Ia mengaku heran dan tidak habis pikir kenapa tiba-tiba BTID sekarang mengklaim punya tanah di eks tanah eksekusi. Ia pun menantang BTID untuk menunjukkan bukti-bukti kepemilikan tanah ini.

“Saya tantang kalian semua, saya tidak takut dengan siapapun. Saya adalah anaknya Daeng Abdul Kadir. Kalau kalian punya data temui saya, berikan saya dokumen, kita debat disini. Kalau tidak Anda (BTID) perlu belajar hukum lagi,” tantang Ipung.

Bagi Ipung, jika mengacu pada SK tahun 2015 sedangkan dirinya menguasai tanah tahun 1958 kemudian mengeksekusi tanah tanggal 3 Januari 2017, nah waktu itu BTID kemana. 

"Pertanyaan saya Anda kemana waktu itu Apakah Anda (BTID) tidur?
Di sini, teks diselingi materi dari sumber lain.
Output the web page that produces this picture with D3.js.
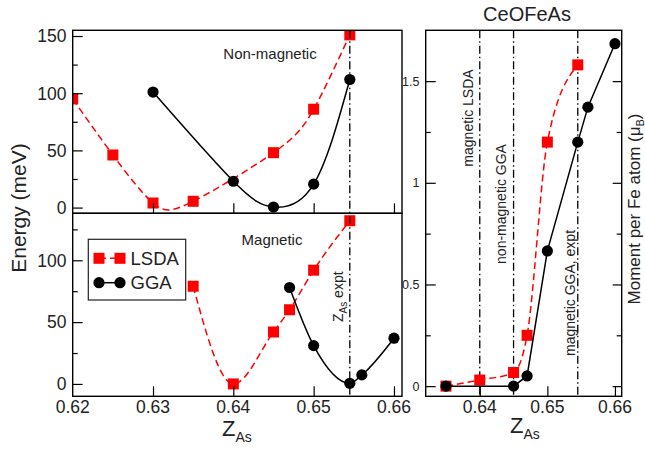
<!DOCTYPE html>
<html>
<head>
<meta charset="utf-8">
<script src="https://cdn.jsdelivr.net/npm/d3@7"></script>
<style>
  html, body { margin: 0; padding: 0; background: #fff; }
  svg { display: block; font-family: "Liberation Sans", Arial, Helvetica, sans-serif; }
</style>
</head>
<body>
<svg id="chart" width="645" height="449"></svg>
<script>
// ---- data ----
const zExpt = 0.6545;

// Non-magnetic energies (meV)
const nmLsdaZ = [0.62, 0.625, 0.63, 0.635, 0.645, 0.65, 0.6545];
const nmLsdaE = [95, 46, 4, 5.5, 48, 86, 151];
const nmGgaZ = [0.63, 0.64, 0.645, 0.65, 0.6545];
const nmGgaE = [101, 23, 0.5, 20.5, 112];

// Magnetic energies (meV)
const mLsdaZ = [0.635, 0.64, 0.645, 0.647, 0.65, 0.6545];
const mLsdaE = [79, 0, 42, 60, 92, 132];
const mGgaZ = [0.647, 0.65, 0.6545, 0.656, 0.66];
const mGgaE = [78, 31, 0.5, 7.3, 37];

// Moment per Fe atom (mu_B)
const momLsdaZ = [0.635, 0.64, 0.645, 0.647, 0.65, 0.6545];
const momLsdaM = [0.0, 0.03, 0.067, 0.25, 1.2, 1.58];
const momGgaZ = [0.635, 0.645, 0.647, 0.65, 0.6545, 0.656, 0.66];
const momGgaM = [0.0, 0.0, 0.05, 0.665, 1.2, 1.372, 1.684];

// reference lines in the moment panel
const momLines = [0.64, 0.645, 0.6545];
const momLineLabels = ["magnetic LSDA", "non-magnetic GGA", "magnetic GGA, expt"];

// tick values
const zTicksLeft = [0.62, 0.63, 0.64, 0.65, 0.66];
const zTicksRight = [0.64, 0.65, 0.66];
const eTicksTop = [0, 50, 100, 150];
const eTicksBottom = [0, 50, 100];
const eMinor = [25, 75, 125];
const mTicks = [0, 0.5, 1, 1.5];
const mMinor = [0.25, 0.75, 1.25];

// ---- layout ----
const svg = d3.select("#chart");
const RED = "#ff0000";
const TXT = "#222";
const L = { x0: 72.7, x1: 402, top: 30.3, mid: 213.3, bot: 396.3 };
const R = { x0: 425.7, x1: 621.7, top: 30.3, bot: 396.3 };

const xL = d3.scaleLinear().domain([0.62, 0.661]).range([L.x0, L.x1]);
const yTop = d3.scaleLinear().domain([-5, 155]).range([L.mid, L.top]);
const yBot = d3.scaleLinear().domain([-10, 138]).range([L.bot, L.mid]);
const xR = d3.scaleLinear().domain([0.632, 0.661]).range([R.x0, R.x1]);
const yR = d3.scaleLinear().domain([-0.05, 1.75]).range([R.bot, R.top]);

const zip = (a, b) => a.map((v, i) => [v, b[i]]);
const fmtZ = d3.format(".2f");

// clip paths per panel
const defs = svg.append("defs");
function clip(id, x, y, w, h) {
  defs.append("clipPath").attr("id", id).append("rect")
    .attr("x", x).attr("y", y).attr("width", w).attr("height", h);
}
clip("cTop", L.x0, L.top, L.x1 - L.x0, L.mid - L.top);
clip("cBot", L.x0, L.mid, L.x1 - L.x0, L.bot - L.mid);
clip("cR", R.x0, R.top, R.x1 - R.x0, R.bot - R.top);

// ---- axes helpers ----
function leftAxis(g, scale, major, minor, x) {
  const a = g.append("g").attr("transform", `translate(${x},0)`);
  a.call(d3.axisRight(scale).tickValues(major).tickSize(10).tickFormat(""));
  a.append("g").call(d3.axisRight(scale).tickValues(minor).tickSize(5).tickFormat(""));
  a.selectAll(".domain").remove();
  a.selectAll("line").attr("stroke", "#000").attr("stroke-width", 1.2);
  return a;
}
function yLabels(g, scale, values, x, size, fmt) {
  g.append("g").selectAll("text").data(values).join("text")
    .attr("x", x).attr("y", d => scale(d)).attr("dy", "0.36em")
    .attr("text-anchor", "end").attr("font-size", size).attr("fill", TXT)
    .text(fmt);
}
function bottomTicks(g, scale, values, y) {
  const a = g.append("g").attr("transform", `translate(0,${y})`)
    .call(d3.axisTop(scale).tickValues(values).tickSize(10).tickFormat(""));
  a.selectAll(".domain").remove();
  a.selectAll("line").attr("stroke", "#000").attr("stroke-width", 1.2);
}
function xLabels(g, scale, values, y) {
  g.append("g").selectAll("text").data(values).join("text")
    .attr("x", d => scale(d)).attr("y", y)
    .attr("text-anchor", "middle").attr("font-size", 17.5).attr("fill", TXT)
    .text(fmtZ);
}
function frame(x0, y0, x1, y1) {
  svg.append("rect").attr("x", x0).attr("y", y0)
    .attr("width", x1 - x0).attr("height", y1 - y0)
    .attr("fill", "none").attr("stroke", "#000").attr("stroke-width", 1.4);
}

// ---- marks helpers ----
function series(g, sx, sy, pts, opt) {
  const line = d3.line().x(d => sx(d[0])).y(d => sy(d[1])).curve(opt.curve || d3.curveLinear);
  g.append("path").datum(pts).attr("d", line)
    .attr("fill", "none").attr("stroke", opt.color).attr("stroke-width", 1.5)
    .attr("stroke-dasharray", opt.dash || null);
  if (opt.shape === "square") {
    g.append("g").selectAll("rect").data(pts).join("rect")
      .attr("x", d => sx(d[0]) - 5.5).attr("y", d => sy(d[1]) - 5.5)
      .attr("width", 11).attr("height", 11).attr("fill", opt.color);
  } else {
    g.append("g").selectAll("circle").data(pts).join("circle")
      .attr("cx", d => sx(d[0])).attr("cy", d => sy(d[1])).attr("r", 5.6)
      .attr("fill", opt.color);
  }
}
function dashDot(g, x, y0, y1) {
  g.append("line").attr("x1", x).attr("x2", x).attr("y1", y0).attr("y2", y1)
    .attr("stroke", "#000").attr("stroke-width", 1.3)
    .attr("stroke-dasharray", "8,3,1.5,3");
}

// ---- left: energy panels ----
const gTop = svg.append("g").attr("clip-path", "url(#cTop)");
const gBot = svg.append("g").attr("clip-path", "url(#cBot)");

dashDot(svg, xL(zExpt), L.top, L.bot);

series(gTop, xL, yTop, zip(nmLsdaZ, nmLsdaE), { color: RED, dash: "7,4", shape: "square", curve: d3.curveNatural });
series(gTop, xL, yTop, zip(nmGgaZ, nmGgaE), { color: "#000", shape: "circle", curve: d3.curveNatural });

series(gBot, xL, yBot, zip(mLsdaZ, mLsdaE), { color: RED, dash: "7,4", shape: "square", curve: d3.curveMonotoneX });
series(gBot, xL, yBot, zip(mGgaZ, mGgaE), { color: "#000", shape: "circle", curve: d3.curveMonotoneX });

leftAxis(svg, yTop, eTicksTop, eMinor, L.x0);
leftAxis(svg, yBot, eTicksBottom, eMinor, L.x0);
yLabels(svg, yTop, eTicksTop, 66.5, 17.5, d => d);
yLabels(svg, yBot, eTicksBottom, 66.5, 17.5, d => d);
bottomTicks(svg, xL, zTicksLeft.slice(1), L.mid);
bottomTicks(svg, xL, zTicksLeft.slice(1), L.bot);
xLabels(svg, xL, zTicksLeft, 413);
frame(L.x0, L.top, L.x1, L.mid);
frame(L.x0, L.mid, L.x1, L.bot);

svg.append("text").attr("x", 270).attr("y", 59).attr("text-anchor", "middle")
  .attr("font-size", 15).attr("fill", TXT).text("Non-magnetic");
svg.append("text").attr("x", 272).attr("y", 245).attr("text-anchor", "middle")
  .attr("font-size", 15).attr("fill", TXT).text("Magnetic");

// Z_As expt label next to the experimental line
const zl = svg.append("text")
  .attr("transform", `translate(${xL(zExpt) - 7},322) rotate(-90)`)
  .attr("font-size", 14).attr("fill", TXT);
zl.append("tspan").text("Z");
zl.append("tspan").attr("dy", 4).attr("font-size", 10).text("As");
zl.append("tspan").attr("dy", -4).text(" expt");

// legend
const lg = svg.append("g");
lg.append("rect").attr("x", 88.3).attr("y", 239.3).attr("width", 97.4).attr("height", 60.7)
  .attr("fill", "#fff").attr("stroke", "#222").attr("stroke-width", 1.2);
const legendItems = [
  { name: "LSDA", color: RED, dash: "7,4", shape: "square", y: 258.3 },
  { name: "GGA", color: "#000", dash: null, shape: "circle", y: 282.7 }
];
legendItems.forEach(it => {
  lg.append("line").attr("x1", 99).attr("x2", 120).attr("y1", it.y).attr("y2", it.y)
    .attr("stroke", it.color).attr("stroke-width", 1.5).attr("stroke-dasharray", it.dash);
  [99, 120].forEach(cx => {
    if (it.shape === "square") {
      lg.append("rect").attr("x", cx - 5.5).attr("y", it.y - 5.5).attr("width", 11).attr("height", 11).attr("fill", it.color);
    } else {
      lg.append("circle").attr("cx", cx).attr("cy", it.y).attr("r", 5.6).attr("fill", it.color);
    }
  });
  lg.append("text").attr("x", 130.5).attr("y", it.y).attr("dy", "0.36em")
    .attr("font-size", 18.5).attr("fill", TXT).text(it.name);
});

// axis titles (left)
svg.append("text").attr("transform", "translate(26,208) rotate(-90)")
  .attr("text-anchor", "middle").attr("font-size", 21).attr("fill", TXT).text("Energy (meV)");
const zx = svg.append("text").attr("x", 222).attr("y", 436).attr("font-size", 22).attr("fill", TXT);
zx.append("tspan").text("Z");
zx.append("tspan").attr("dy", 6).attr("font-size", 14).text("As");

// ---- right: moment panel ----
const gR = svg.append("g").attr("clip-path", "url(#cR)");
momLines.forEach(z => dashDot(gR, xR(z), R.top, R.bot));

series(gR, xR, yR, zip(momLsdaZ, momLsdaM), { color: RED, dash: "7,4", shape: "square", curve: d3.curveMonotoneX });
series(gR, xR, yR, zip(momGgaZ, momGgaM), { color: "#000", shape: "circle" });

// rotated labels beside the reference lines
const labelPos = [[468, 118], [501, 204], [570, 293]];
momLineLabels.forEach((t, i) => {
  svg.append("text").attr("transform", `translate(${labelPos[i][0]},${labelPos[i][1]}) rotate(-90)`)
    .attr("text-anchor", "middle").attr("dy", "0.36em")
    .attr("font-size", 14).attr("fill", TXT).text(t);
});

leftAxis(svg, yR, mTicks, mMinor, R.x0);
const rAx = svg.append("g").attr("transform", `translate(${R.x1},0)`);
rAx.call(d3.axisLeft(yR).tickValues(mTicks).tickSize(9).tickFormat(""));
rAx.append("g").call(d3.axisLeft(yR).tickValues(mMinor).tickSize(5).tickFormat(""));
rAx.selectAll(".domain").remove();
rAx.selectAll("line").attr("stroke", "#000").attr("stroke-width", 1.2);
yLabels(svg, yR, mTicks, 419.5, 12.5, d => d === 0 ? "0" : String(d));
bottomTicks(svg, xR, zTicksRight, R.bot);
xLabels(svg, xR, zTicksRight, 413);
frame(R.x0, R.top, R.x1, R.bot);

svg.append("text").attr("x", 527).attr("y", 21).attr("text-anchor", "middle")
  .attr("font-size", 20).attr("fill", TXT).text("CeOFeAs");

const zr = svg.append("text").attr("x", 510).attr("y", 433).attr("font-size", 22).attr("fill", TXT);
zr.append("tspan").text("Z");
zr.append("tspan").attr("dy", 6).attr("font-size", 14).text("As");

const ml = svg.append("text").attr("transform", "translate(640,209) rotate(-90)")
  .attr("text-anchor", "middle").attr("font-size", 17).attr("fill", TXT);
ml.append("tspan").text("Moment per Fe atom (μ");
ml.append("tspan").attr("dy", 4).attr("font-size", 11).text("B");
ml.append("tspan").attr("dy", -4).text(")");
</script>
</body>
</html>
Saat tanah saya ratakan, saya bawa alat berat 10, dan 30 truk besar, saya membawa orang 150, apakah tidak dengar? Alat berat saya nangkring di depan kantor BTID apakah tidak lihat? Kalau kalian punya tanah di sana kenapa kalian diam saat saya eksekusi tanah itu?,” tanya Daeng Ipung dengan nada tinggi.

Berdasarkan semua itu, Ipung pun mengingatkan bahwa BTID telah mencaplok tanah miliknya untuk jalan. Merasa dizolimi, Ipung pun akan menuntut tanahnya yang dicaplok untuk dipakai jalan tanpa ada ijin darinya selaku pemilik tanah yang sah secara hukum. 

"BTID hadapi saya jika kalian punya data. Ingat Anda masih mencaplok tanah saya tanpa pemberitahuan. Saya akan tuntut itu jalan. Hadapi saya jika kalian punya data. Siapapun Anda saya akan hadapi kalian semua,” katanya.

Terkait hal yang dialaminya, Ipung menduga ada mafia tanah bermain. Apalagi di Bali menurutnya sepak terjang mafia tanah sudah sangat parah dan mengkhawatirkan serta sudah banyak masyarakat Bali menjadi korban mafia tanah yang merajalela namun seolah dibiarkan begitu saja. Parahnya, Satgas Mafia Tanah yang dibentuk pemerintah sampai saat ini belum pernah menunjukkan taringnya untuk berani menindak komplotan mafia tanah.

“Pertanyaan saya apakah tidak mungkin disini ada mafia tanah? Mentang-mentang aku orang Serangan, perempuan, kau pikir aku orang bodoh, goblok, enggak! Saya memang asli Serangan tapi darah saya asli orang Bugis. Saya tidak takut dengan siapapun, kalau kalian punya data hadapi saya,” tantang Ipung kembali.(BB).